For this step, it’s all about having students use the Kami features to engage with the content. You just have to build in those opportunities.
For example:

  • You can prompt students to use the Markup Tool to highlight important words as they read.
  • Ask students to explain their thinking with the Audio Comment.
  • Give students a choice to explain their mathematical thinking through the Text or Screen Capture Tool and record themselves solving a problem with the Drawing Tool.
  • When building an understanding of a topic, prompt students to find images that are related to the topic to add more visual support.

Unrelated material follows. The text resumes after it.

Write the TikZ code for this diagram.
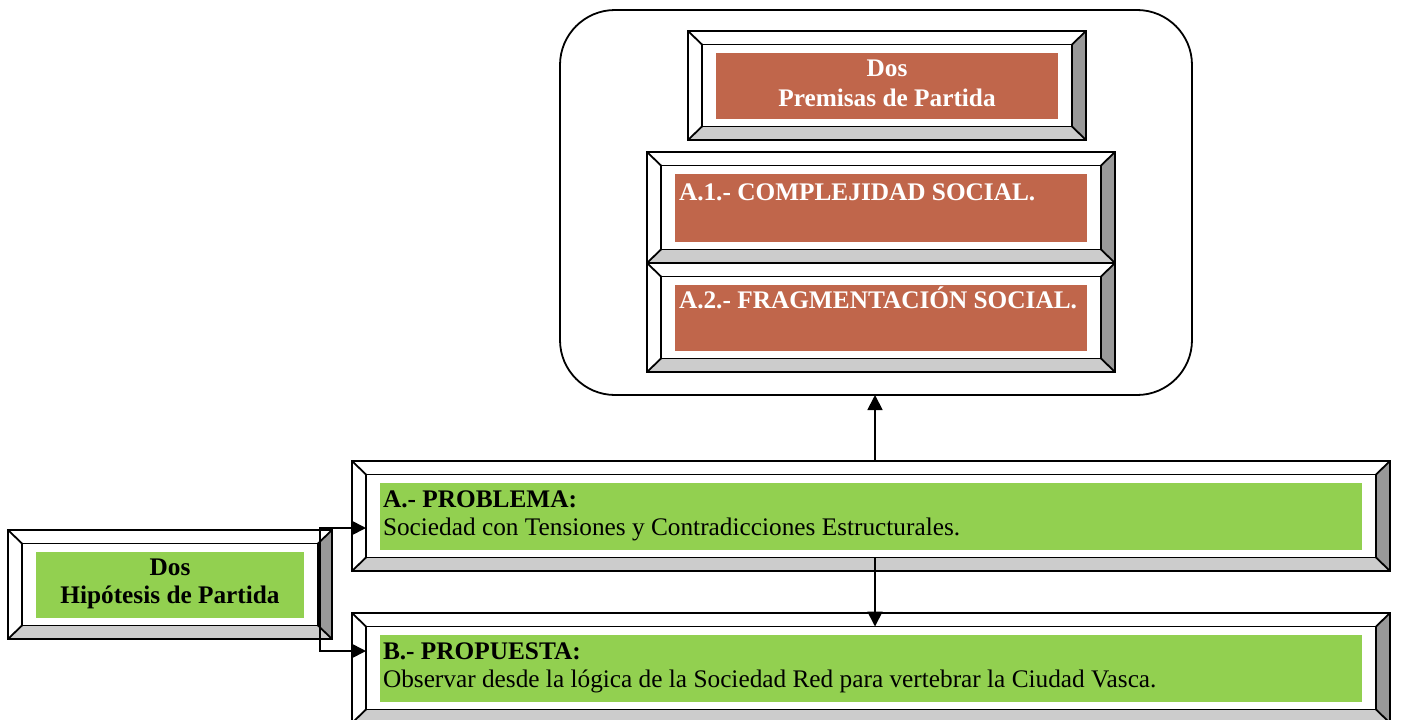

The opportunities are endless, but it’s up to you to add those opportunities for active engagement into your instructional resources.
Good thing Kami makes it so easy!

So remember, to get started:
Step one
Use Split & Merge to combine multiple resources into one Kami file. Remember, this allows you to also pull specific pages from a file.

Step two
Add asynchronous instructional supports. You can get really creative here, but the big “powerhouse” features are using the different comments and media tools.

Step three
Provide multiple opportunities for active engagement. Students can engage using the same features, like voice comments, screen capture, and more. Lastly, as you begin down this journey, remember you can start with just one change!

So, instead of students typing their answers, can you ask them to find an image instead? When answering reading comprehension questions, can students use the Drawing Tool to markup the text to cite evidence? When solving a math problem, can you model it first using Screen Capture, and then ask students to also use Screen Capture to explain and show their thinking when solving the problem?

By using Kami to make these small changes, you’ll be able to amplify the powerful teaching strategies within a lesson, while giving students meaningful and active ways to engage in learning. Good luck, everyone!